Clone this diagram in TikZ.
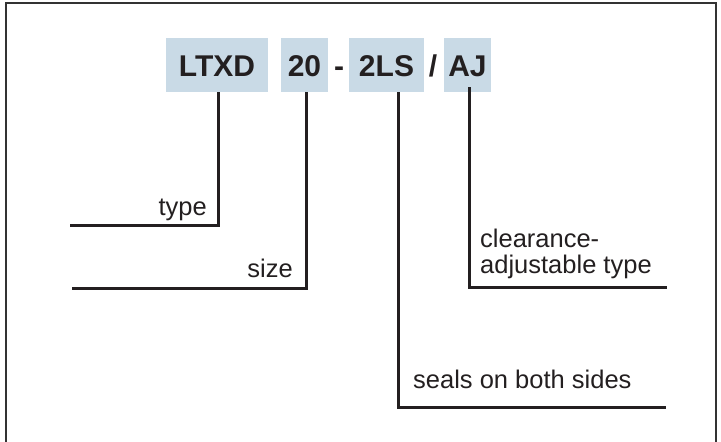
\documentclass[tikz,border=0pt]{standalone}
\usepackage{fontspec}
\setmainfont{Liberation Sans}
\usetikzlibrary{positioning}
\definecolor{codeblue}{RGB}{201,218,230}
\definecolor{leadblack}{RGB}{35,31,32}

\begin{document}
\begin{tikzpicture}[x=1pt,y=-1pt,
  codefont/.style={inner sep=0pt,text height=22pt,text depth=0pt,text=leadblack,
    font=\fontsize{30}{30}\selectfont\bfseries},
  codebox/.style={codefont,fill=codeblue,minimum height=54pt},
  lead/.style={line width=3pt,leadblack},
  note/.style={inner sep=0pt,text=leadblack,font=\fontsize{25.5}{26}\selectfont}]
\useasboundingbox (0,0) rectangle (721,442);
% frame, open at the bottom
\draw[line width=2pt,black!80] (6,442) |- (716,3) -- (716,442);

% the code
\node[codebox,minimum width=102pt] at (217,65) (LTXD) {LTXD};
\node[codebox,minimum width=47pt] at (304.5,65) (size) {20};
\node[codefont] at (339,65) (dash) {-};
\node[codebox,minimum width=75pt] at (386.5,65) (seals) {2LS};
\node[codefont] at (433,65) (slash) {/};
\node[codebox,minimum width=47pt] at (467.5,65) (adj) {AJ};

% ends of the leaders
\coordinate (typeend) at (70,225);
\coordinate (sizeend) at (72,288);
\coordinate (sealsend) at (666,407);
\coordinate (adjend) at (667,287);

\draw[lead] ([xshift=1pt]LTXD.south) |- (typeend);
\draw[lead] ([xshift=1.5pt]size.south) |- (sizeend);
\draw[lead] ([xshift=11.5pt]seals.south) |- (sealsend);
\draw[lead] ([xshift=1.5pt,yshift=5pt]adj.south) |- (adjend);

\node[note,anchor=base east] at (207,215) (typetext) {type};
\node[note,anchor=base east] at (293,277) (sizetext) {size};
% base of a two-line node is the base of its last line
\node[note,anchor=base west,align=left] at (480,273) (adjtext) {clearance-\\adjustable type};
\node[note,anchor=base west] at (413,388) (sealstext) {seals on both sides};
\end{tikzpicture}
\end{document}
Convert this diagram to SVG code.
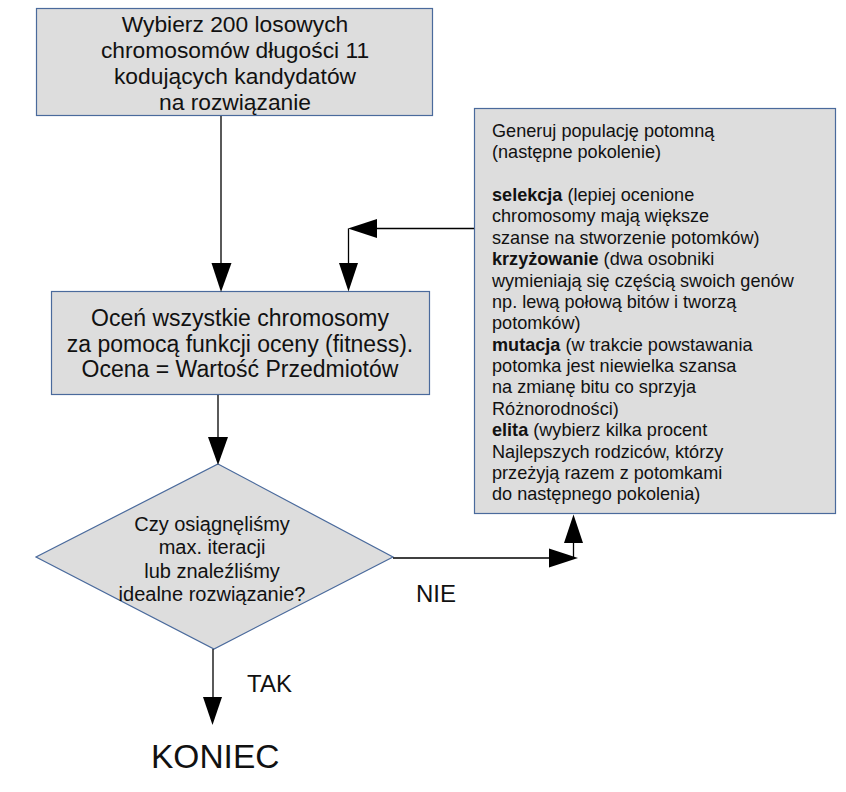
<svg xmlns="http://www.w3.org/2000/svg" width="846" height="792" viewBox="0 0 846 792">
<defs>
<style>
.box{fill:#dddddd;stroke:#4a6a9c;stroke-width:1.2}
.t{font-family:"Liberation Sans",Arial,sans-serif;fill:#111111}
.big{font-size:22.8px;text-anchor:middle}
.mid{font-size:23px;text-anchor:middle}
.dia{font-size:20px;text-anchor:middle}
.sm{font-size:18.1px}
.lbl{font-size:24px}
.end{font-size:33.5px}
.ln{fill:none;stroke:#000000;stroke-width:1.3}
.ah{fill:#000000}
</style>
</defs>
<rect width="846" height="792" fill="#ffffff"/>
<g id="start">
<rect class="box" x="36.5" y="8.5" width="396" height="107"/>
<text class="t big"><tspan x="235" y="32">Wybierz 200 losowych</tspan><tspan x="235" y="58">chromosomów długości 11</tspan><tspan x="235" y="84">kodujących kandydatów</tspan><tspan x="235" y="110">na rozwiązanie</tspan></text>
</g>
<g id="evaluate">
<rect class="box" x="51.5" y="291.5" width="378" height="103"/>
<text class="t mid"><tspan x="240" y="326">Oceń wszystkie chromosomy</tspan><tspan x="240" y="352">za pomocą funkcji oceny (fitness).</tspan><tspan x="240" y="377">Ocena = Wartość Przedmiotów</tspan></text>
</g>
<g id="decision">
<polygon class="box" points="218,464 393,557 214,649 36,557"/>
<text class="t dia"><tspan x="212" y="531">Czy osiągnęliśmy</tspan><tspan x="212" y="554">max. iteracji</tspan><tspan x="212" y="578">lub znaleźliśmy</tspan><tspan x="212" y="601">idealne rozwiązanie?</tspan></text>
</g>
<g id="generate">
<rect class="box" x="474.5" y="108.5" width="361" height="405"/>
<text class="t sm"><tspan x="492" y="137">Generuj populację potomną</tspan><tspan x="492" y="158.4">(następne pokolenie)</tspan><tspan x="492" y="201"><tspan font-weight="bold">selekcja</tspan> (lepiej ocenione</tspan><tspan x="492" y="222.4">chromosomy mają większe</tspan><tspan x="492" y="243.8">szanse na stworzenie potomków)</tspan><tspan x="492" y="265.1"><tspan font-weight="bold">krzyżowanie</tspan> (dwa osobniki</tspan><tspan x="492" y="286.5">wymieniają się częścią swoich genów</tspan><tspan x="492" y="307.9">np. lewą połową bitów i tworzą</tspan><tspan x="492" y="329.3">potomków)</tspan><tspan x="492" y="350.6"><tspan font-weight="bold">mutacja</tspan> (w trakcie powstawania</tspan><tspan x="492" y="372">potomka jest niewielka szansa</tspan><tspan x="492" y="393.4">na zmianę bitu co sprzyja</tspan><tspan x="492" y="414.8">Różnorodności)</tspan><tspan x="492" y="436.1"><tspan font-weight="bold">elita</tspan> (wybierz kilka procent</tspan><tspan x="492" y="457.5">Najlepszych rodziców, którzy</tspan><tspan x="492" y="478.9">przeżyją razem z potomkami</tspan><tspan x="492" y="500.3">do następnego pokolenia)</tspan></text>
</g>
<g id="end">
<text class="t end" x="151" y="768">KONIEC</text>
</g>
<g id="connectors">
<line class="ln" x1="221" y1="116" x2="221" y2="265"/>
<polygon class="ah" points="211.5,263 231.5,263 221,292"/>
<line class="ln" x1="218" y1="395" x2="218" y2="438"/>
<polygon class="ah" points="208,437 228,437 218,465"/>
<line class="ln" x1="393" y1="558" x2="552" y2="558"/>
<polygon class="ah" points="549,548.5 549,567.5 578,558"/>
<line class="ln" x1="573.5" y1="558" x2="573.5" y2="540"/>
<polygon class="ah" points="564,543 583,543 573.5,514.5"/>
<line class="ln" x1="474" y1="228.5" x2="375" y2="228.5"/>
<polygon class="ah" points="377,219 377,238 348,228.5"/>
<line class="ln" x1="348.5" y1="228.5" x2="348.5" y2="265"/>
<polygon class="ah" points="339,263 358,263 348.5,291.5"/>
<line class="ln" x1="213" y1="649" x2="213" y2="700"/>
<polygon class="ah" points="203,697 222,697 212.5,725"/>
<text class="t lbl" x="247" y="692">TAK</text>
<text class="t lbl" x="416" y="602">NIE</text>
</g>
</svg>
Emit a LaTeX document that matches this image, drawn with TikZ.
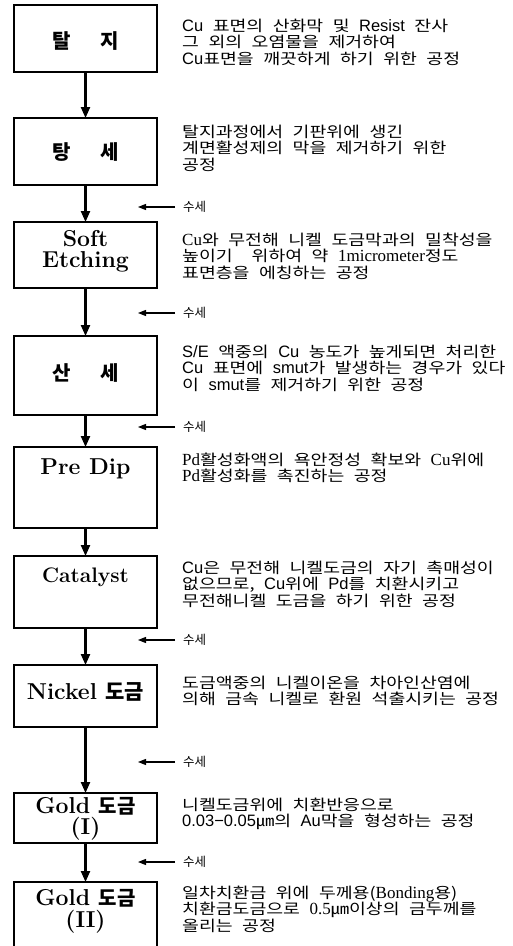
\documentclass[tikz,border=0pt]{standalone}
\usepackage{fontspec}
\usetikzlibrary{arrows.meta}
\newfontfamily\kr[FakeStretch=1.22]{Noto Sans CJK KR}
\newfontfamily\krlab{Noto Sans CJK KR}
\newfontfamily\sansl{Liberation Sans}
\newfontfamily\serifl{Liberation Serif}
\newcommand\Ls[1]{{\sansl\fontsize{16.5}{16}\selectfont #1}}
\newcommand\Lr[1]{{\serifl\fontsize{17}{16}\selectfont #1}}
\newcommand\Lines[1]{\vtop{\baselineskip=16.5pt\relax\lineskiplimit=-30pt\relax\lineskip=0pt\relax\spaceskip=9.5pt plus 1pt\relax #1}}
\newcommand\CLines[2]{\vtop{\baselineskip=#1\relax\lineskiplimit=-30pt\relax\lineskip=0pt\relax\halign{\hfil##\hfil\cr #2\crcr}}}
\newcommand\KB[1]{{\krlab\bfseries #1}}
\tikzset{
  stepbox/.style={draw, line width=1.5pt, minimum width=143pt, inner sep=0pt, outer sep=0pt},
  lab/.style={inner sep=0pt, align=center, font=\bfseries\fontsize{23}{21}\selectfont},
  klab/.style={inner sep=0pt, font=\krlab\bfseries\fontsize{20}{20}\selectfont},
  desc/.style={anchor=base west, inner sep=0pt, font=\kr\fontsize{15}{16}\selectfont},
  wash/.style={anchor=west, inner sep=0pt, font=\krlab\fontsize{12.5}{13}\selectfont},
  flow/.style={line width=2.2pt, -{Triangle[length=11pt,width=9pt]}},
  washarrow/.style={line width=1.2pt, shorten <=8pt, -{Triangle[length=8pt,width=6pt]}}
}
\begin{document}
\begin{tikzpicture}[x=1pt,y=-1pt]
\useasboundingbox (0,0) rectangle (513,946);
\fill[white] (0,0) rectangle (513,946);
% boxes
\node[stepbox, minimum height=67pt] (b1) at (85.5,38.5) {};
\node[stepbox, minimum height=67pt] (b2) at (85.5,151.5) {};
\node[stepbox, minimum height=66pt] (b3) at (85.5,255) {};
\node[stepbox, minimum height=79pt] (b4) at (85.5,375.5) {};
\node[stepbox, minimum height=81pt] (b5) at (85.5,487.5) {};
\node[stepbox, minimum height=72pt] (b6) at (85.5,592) {};
\node[stepbox, minimum height=62pt] (b7) at (85.5,696) {};
\node[stepbox, minimum height=50pt] (b8) at (85.5,818) {};
\node[stepbox, minimum height=80pt] (b9) at (85.5,922) {};
% labels
\node[klab] (l1) at (85.5,41) {탈\hspace{29pt}지};
\node[klab] (l2) at (85.5,152) {탕\hspace{29pt}세};
\node[lab] (l3) at (85.5,251) {Soft\\Etching};
\node[klab] (l4) at (85.5,373) {산\hspace{29pt}세};
\node[lab] (l5) at (85.5,469) {Pre Dip};
\node[lab, font=\bfseries\fontsize{21}{21}\selectfont] (l6) at (85.5,577) {Catalyst};
\node[lab] (l7) at (85.5,692) {Nickel \KB{\fontsize{21}{21}\selectfont 도금}};
\node[lab, anchor=base] (l8) at (85.5,813) {\CLines{21pt}{Gold \KB{\fontsize{20}{20}\selectfont 도금}\cr (I)}};
\node[lab, anchor=base] (l9) at (85.5,905) {\CLines{22pt}{Gold \KB{\fontsize{20}{20}\selectfont 도금}\cr (II)}};
% flow arrows
\draw[flow] (b1.south) -- (b2.north);
\draw[flow] (b2.south) -- (b3.north);
\draw[flow] (b3.south) -- (b4.north);
\draw[flow] (b4.south) -- (b5.north);
\draw[flow] (b5.south) -- (b6.north);
\draw[flow] (b6.south) -- (b7.north);
\draw[flow] (b7.south) -- (b8.north);
\draw[flow] (b8.south) -- (b9.north);
% rinse marks
\foreach \i/\y in {1/207,2/313,3/427,4/640,5/762,6/862}{
  \node[wash] (w\i) at (183,\y) {수세};
  \coordinate (t\i) at (138,\y);
  \draw[washarrow] (w\i.west) -- (t\i);
}
% descriptions
\node[desc] (d1) at (182,31) {\Lines{\hbox{\Ls{Cu} 표면의 산화막 및 \Ls{Resist} 잔사}\hbox{그 외의 오염물을 제거하여}\hbox{\Ls{Cu}표면을 깨끗하게 하기 위한 공정}}};
\node[desc] (d2) at (182,137) {\Lines{\hbox{탈지과정에서 기판위에 생긴}\hbox{계면활성제의 막을 제거하기 위한}\hbox{공정}}};
\node[desc] (d3) at (182,245) {\Lines{\hbox{\Lr{Cu}와 무전해 니켈 도금막과의 밀착성을}\hbox{높이기\ \ 위하여 약 \Lr{1micrometer}정도}\hbox{표면층을 에칭하는 공정}}};
\node[desc] (d4) at (182,357) {\Lines{\hbox{\Ls{S/E} 액중의 \Ls{Cu} 농도가 높게되면 처리한}\hbox{\Ls{Cu} 표면에 \Ls{smut}가 발생하는 경우가 있다}\hbox{이 \Ls{smut}를 제거하기 위한 공정}}};
\node[desc] (d5) at (182,465) {\Lines{\hbox{\Lr{Pd}활성화액의 욕안정성 확보와 \Lr{Cu}위에}\hbox{\Lr{Pd}활성화를 촉진하는 공정}}};
\node[desc] (d6) at (182,573) {\Lines{\hbox{\Ls{Cu}은 무전해 니켈도금의 자기 촉매성이}\hbox{없으므로, \Ls{Cu}위에 \Ls{Pd}를 치환시키고}\hbox{무전해니켈 도금을 하기 위한 공정}}};
\node[desc] (d7) at (182,688) {\Lines{\hbox{도금액중의 니켈이온을 차아인산염에}\hbox{의해 금속 니켈로 환원 석출시키는 공정}}};
\node[desc] (d8) at (182,810) {\Lines{\hbox{니켈도금위에 치환반응으로}\hbox{\Ls{0.03−0.05}㎛의 \Ls{Au}막을 형성하는 공정}}};
\node[desc] (d9) at (182,898) {\Lines{\hbox{일차치환금 위에 두께용(\Lr{Bonding}용)}\hbox{치환금도금으로 \Lr{0.5}㎛이상의 금두께를}\hbox{올리는 공정}}};
\end{tikzpicture}
\end{document}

Your task: Leave out the pictures and repeat the lines from the start of the material through the line with "(adjend) at (667,287);", inclusive.

Answer to the problem:
Clone this diagram in TikZ.
\documentclass[tikz,border=0pt]{standalone}
\usepackage{fontspec}
\setmainfont{Liberation Sans}
\usetikzlibrary{positioning}
\definecolor{codeblue}{RGB}{201,218,230}
\definecolor{leadblack}{RGB}{35,31,32}

\begin{document}
\begin{tikzpicture}[x=1pt,y=-1pt,
  codefont/.style={inner sep=0pt,text height=22pt,text depth=0pt,text=leadblack,
    font=\fontsize{30}{30}\selectfont\bfseries},
  codebox/.style={codefont,fill=codeblue,minimum height=54pt},
  lead/.style={line width=3pt,leadblack},
  note/.style={inner sep=0pt,text=leadblack,font=\fontsize{25.5}{26}\selectfont}]
\useasboundingbox (0,0) rectangle (721,442);
% frame, open at the bottom
\draw[line width=2pt,black!80] (6,442) |- (716,3) -- (716,442);

% the code
\node[codebox,minimum width=102pt] at (217,65) (LTXD) {LTXD};
\node[codebox,minimum width=47pt] at (304.5,65) (size) {20};
\node[codefont] at (339,65) (dash) {-};
\node[codebox,minimum width=75pt] at (386.5,65) (seals) {2LS};
\node[codefont] at (433,65) (slash) {/};
\node[codebox,minimum width=47pt] at (467.5,65) (adj) {AJ};

% ends of the leaders
\coordinate (typeend) at (70,225);
\coordinate (sizeend) at (72,288);
\coordinate (sealsend) at (666,407);
\coordinate (adjend) at (667,287);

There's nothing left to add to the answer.